No way, say our top treatment activists. “This isn’t a pharma problem, for a change,” Project Inform’s Marty Delaney said. “It’s a pharmacokinetic problem.”

In other words, it was the combination—BMS’ non-nuke Sustiva teamed up with Gilead’s nukes Emtriva and Viread—that went wrong, not the two companies’ teamwork. In fact, as Delaney pointed out, “Dr. John Martin, the president of Gilead, used to work at BMS, where he helped develop early HIV compounds, so they know what they’re doing.”   

Bob Huff, editor of Gay Men’s Health Crisis’ Treatment News, agreed: “Gilead’s explanation rings true: The formulation wasn’t bio-available. But the pill is still on track.” In a new formulation for new tests, Sustiva, when taken bundled with Emtriva and Viread in one pill, was less effective—inadequate levels of the drug were sustained in the bloodstream—than when taken as a separate pill. But that does not mean that the old formulation is not safe and effective in a regimen with Emtriva and Viread.
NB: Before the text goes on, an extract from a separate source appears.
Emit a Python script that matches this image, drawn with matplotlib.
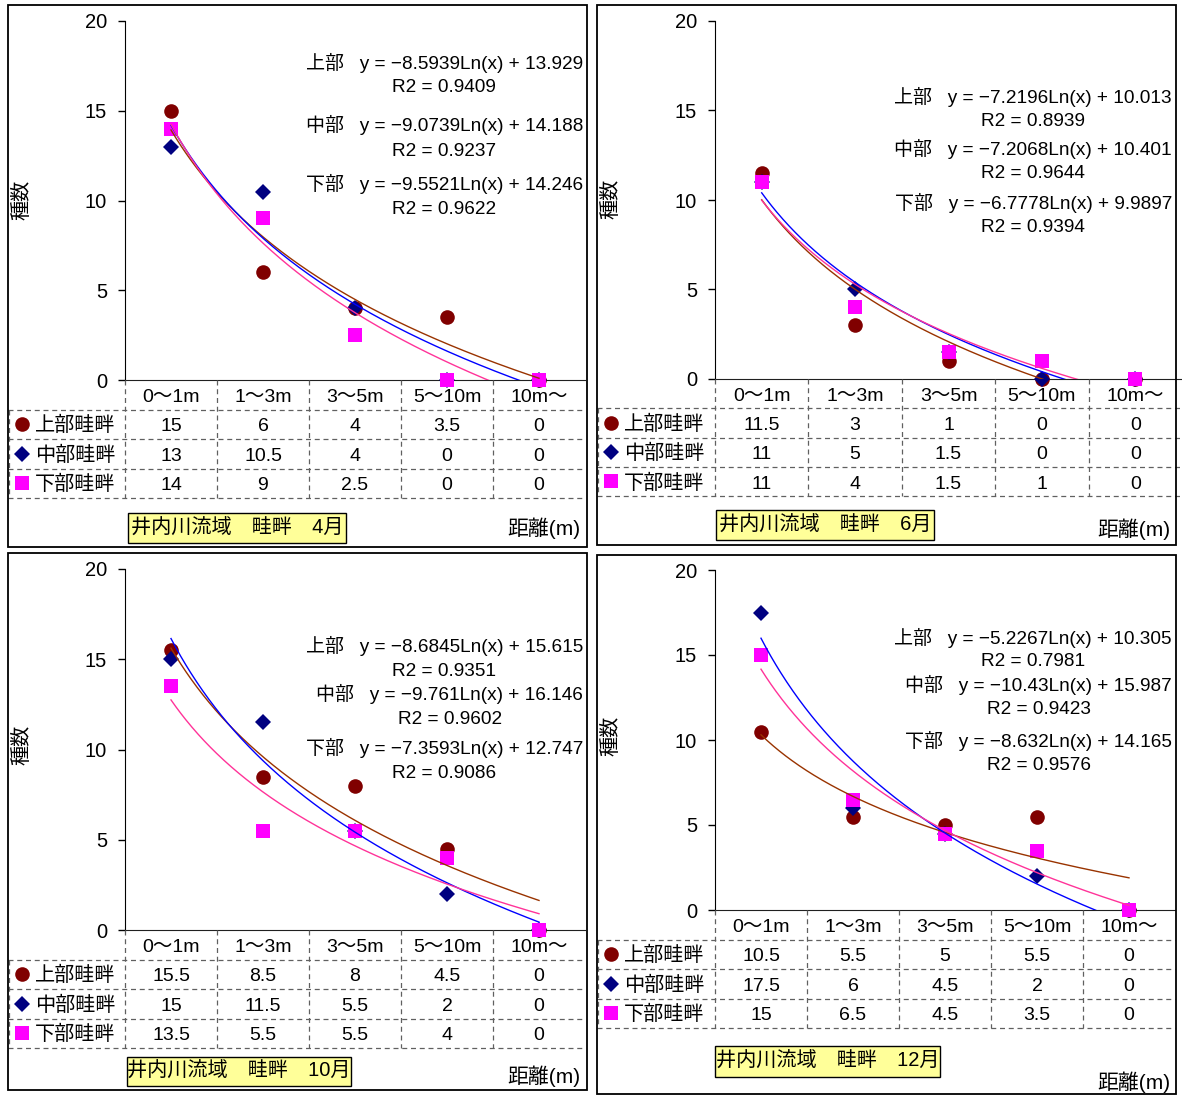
import matplotlib
matplotlib.use("Agg")
import matplotlib.pyplot as plt
import numpy as np
from matplotlib.patches import Rectangle

W, H = 1182, 1095
FONT = ['Liberation Sans', 'Noto Sans CJK JP', 'DejaVu Sans']
plt.rcParams['font.family'] = FONT

# ---------------- data ----------------
categories = ["0～1m", "1～3m", "3～5m", "5～10m", "10m～"]
series_names = ["上部畦畔", "中部畦畔", "下部畦畔"]
fit_labels = ["上部", "中部", "下部"]
titles = ["井内川流域　畦畔　4月", "井内川流域　畦畔　6月",
          "井内川流域　畦畔　10月", "井内川流域　畦畔　12月"]

apr_upper = [15, 6, 4, 3.5, 0]
apr_middle = [13, 10.5, 4, 0, 0]
apr_lower = [14, 9, 2.5, 0, 0]

jun_upper = [11.5, 3, 1, 0, 0]
jun_middle = [11, 5, 1.5, 0, 0]
jun_lower = [11, 4, 1.5, 1, 0]

oct_upper = [15.5, 8.5, 8, 4.5, 0]
oct_middle = [15, 11.5, 5.5, 2, 0]
oct_lower = [13.5, 5.5, 5.5, 4, 0]

dec_upper = [10.5, 5.5, 5, 5.5, 0]
dec_middle = [17.5, 6, 4.5, 2, 0]
dec_lower = [15, 6.5, 4.5, 3.5, 0]

# logarithmic trend lines y = slope*Ln(x) + intercept, per series (上部, 中部, 下部)
apr_slope = [-8.5939, -9.0739, -9.5521]
apr_intercept = [13.929, 14.188, 14.246]
apr_r2 = [0.9409, 0.9237, 0.9622]

jun_slope = [-7.2196, -7.2068, -6.7778]
jun_intercept = [10.013, 10.401, 9.9897]
jun_r2 = [0.8939, 0.9644, 0.9394]

oct_slope = [-8.6845, -9.761, -7.3593]
oct_intercept = [15.615, 16.146, 12.747]
oct_r2 = [0.9351, 0.9602, 0.9086]

dec_slope = [-5.2267, -10.43, -8.632]
dec_intercept = [10.305, 15.987, 14.165]
dec_r2 = [0.7981, 0.9423, 0.9576]

y_ticks = [0, 5, 10, 15, 20]

# ---------------- styles ----------------
marker_styles = [
    dict(marker='o', ms=10.5, color='#800000'),
    dict(marker='D', ms=8, color='#000080'),
    dict(marker='s', ms=10, color='#FF00FF'),
]
trend_colors = ['#993300', '#0000FF', '#FF3399']
GRID = dict(color='#606060', lw=0.9, linestyle=(0, (4, 3)))
TXT_SHIFT = 0.09  # nudges table text to the optical centre of each row

# pixel layout of each panel
panels = [
    dict(frame=(8, 5, 587, 547), plot=(125, 585, 21, 380), tbottom=498,
         ylab=(22, 200), tbox=(128, 513, 346, 543), dist=(580, 528),
         eq_right=583, eq_y=[(63, 88), (125, 151), (184, 209)],
         vals=[apr_upper, apr_middle, apr_lower],
         fit=(apr_slope, apr_intercept, apr_r2)),
    dict(frame=(597, 5, 1176, 545), plot=(715, 1182, 21, 379), tbottom=496,
         ylab=(611, 199), tbox=(716, 510, 934, 540), dist=(1170, 529),
         eq_right=1172, eq_y=[(97, 121), (149, 174), (203, 227)],
         vals=[jun_upper, jun_middle, jun_lower],
         fit=(jun_slope, jun_intercept, jun_r2)),
    dict(frame=(8, 553, 587, 1090), plot=(125, 585, 569, 930), tbottom=1048,
         ylab=(22, 745), tbox=(127, 1057, 351, 1086), dist=(580, 1076),
         eq_right=583, eq_y=[(646, 671), (694, 719), (748, 773)],
         vals=[oct_upper, oct_middle, oct_lower],
         fit=(oct_slope, oct_intercept, oct_r2)),
    dict(frame=(597, 555, 1176, 1094), plot=(715, 1175, 570, 910), tbottom=1028,
         ylab=(611, 736), tbox=(715, 1046, 940, 1077), dist=(1170, 1082),
         eq_right=1172, eq_y=[(638, 662), (685, 710), (741, 766)],
         vals=[dec_upper, dec_middle, dec_lower],
         fit=(dec_slope, dec_intercept, dec_r2)),
]


def fx(x):
    return x / W


def fy(y):
    return 1 - y / H


fig = plt.figure(figsize=(W / 100, H / 100), dpi=100)
fig.patch.set_facecolor('white')

x_cat = np.arange(1, len(categories) + 1)
x_fit = np.linspace(1, len(categories), 300)
pending_r2 = []

for p, title in zip(panels, titles):
    L, R, T, B = p['plot']
    FL, FT, FR, FB = p['frame']
    catw = (R - L) / len(categories)

    # ---- chart area ----
    ax = fig.add_axes([fx(L), fy(B), (R - L) / W, (B - T) / H])
    ax.set_xlim(0.5, len(categories) + 0.5)
    ax.set_ylim(0, 20)
    ax.patch.set_alpha(0)
    for s in ('top', 'right'):
        ax.spines[s].set_visible(False)
    ax.spines['left'].set_color('black')
    ax.spines['bottom'].set_color('#202020')
    ax.set_xticks([])
    ax.set_yticks(y_ticks)
    ax.tick_params(axis='y', direction='out', length=5, width=1, labelsize=14.5, pad=8)

    for vals, st in zip(p['vals'], marker_styles):
        ax.plot(x_cat, vals, linestyle='none', clip_on=False, zorder=3,
                markeredgewidth=0, **st)

    slopes, intercepts, r2s = p['fit']
    for a, b, c in zip(slopes, intercepts, trend_colors):
        ax.plot(x_fit, a * np.log(x_fit) + b, color=c, lw=1, zorder=4)

    fig.text(fx(p['ylab'][0]), fy(p['ylab'][1]), "種数", rotation=90,
             ha='center', va='center', fontsize=14.5)

    # trend-line equations
    for lab, a, b, r2, (y1, y2) in zip(fit_labels, slopes, intercepts, r2s, p['eq_y']):
        t = fig.text(fx(p['eq_right']), fy(y1),
                     f"{lab}   y = −{abs(a):g}Ln(x) + {b:g}",
                     ha='right', va='center', fontsize=13.7)
        pending_r2.append((t, y2, f"R2 = {r2:g}"))

    # ---- data table ----
    TB = p['tbottom']
    tax = fig.add_axes([fx(FL), fy(TB), (R - FL) / W, (TB - B) / H])
    x_left = 0.5 - (L - FL) / catw
    tax.set_xlim(x_left, len(categories) + 0.5)
    tax.set_ylim(4, 0)
    tax.axis('off')

    def xd(px):
        return 0.5 + (px - L) / catw

    for r in range(1, 5):
        tax.plot([x_left, len(categories) + 0.5], [r, r], clip_on=False, **GRID)
    for xb in np.arange(0.5, len(categories), 1.0):
        tax.plot([xb, xb], [0, 4], clip_on=False, **GRID)
    tax.plot([xd(FL + 1), xd(FL + 1)], [1, 4], clip_on=False, **GRID)

    for i, cat in enumerate(categories):
        tax.text(i + 1, 0.5 + TXT_SHIFT, cat, ha='center', va='center', fontsize=14)

    for r, (name, vals, st) in enumerate(zip(series_names, p['vals'], marker_styles), start=1):
        tax.plot([xd(FL + 14)], [r + 0.5], linestyle='none', clip_on=False,
                 markeredgewidth=0, **st)
        tax.text(xd(FL + 27), r + 0.5 + TXT_SHIFT * 0.6, name, ha='left', va='center',
                 fontsize=14.5)
        for i, v in enumerate(vals):
            tax.text(i + 1, r + 0.5 + TXT_SHIFT, f"{v:g}", ha='center', va='center',
                     fontsize=14)

    # ---- title box and axis caption ----
    bx0, by0, bx1, by1 = p['tbox']
    fig.patches.append(Rectangle((fx(bx0), fy(by1)), (bx1 - bx0) / W, (by1 - by0) / H,
                                 transform=fig.transFigure, facecolor='#FFFF99',
                                 edgecolor='black', lw=1, zorder=2))
    fig.text(fx((bx0 + bx1) / 2), fy((by0 + by1) / 2), title, ha='center', va='center',
             fontsize=14.5, zorder=3)
    fig.text(fx(p['dist'][0]), fy(p['dist'][1]), "距離(m)", ha='right', va='center',
             fontsize=15)

    # ---- panel frame ----
    fig.patches.append(Rectangle((fx(FL), fy(FB)), (FR - FL) / W, (FB - FT) / H,
                                 transform=fig.transFigure, fill=False,
                                 edgecolor='black', lw=1.3, zorder=5))

# R2 lines are centred under their equation lines
fig.canvas.draw()
renderer = fig.canvas.get_renderer()
for t, y2, s in pending_r2:
    bb = t.get_window_extent(renderer)
    cx = (bb.x0 + bb.x1) / 2 / fig.bbox.width
    fig.text(cx, fy(y2), s, ha='center', va='center', fontsize=13.7)

fig.savefig("out.png", dpi=100)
These two nukes, of course, work well as one, and are already available as Truvada.

Stay tuned for a second try, says Gilead rep James Loduca, confirming that everything else—from the stability (shelf life) of the drug to that of the partnership—tested just fine, thank you. “If everything goes well, we’ll file for drug approval by the end of the year.”

Delaney even sees a critical upside in this developmental downer. “It’s good they figured this technical problem out before it was on the market,” he said. “We have seen similar problems on the international market with the pre-approved combos made by generic companies, but only after they were already in people’s bodies.”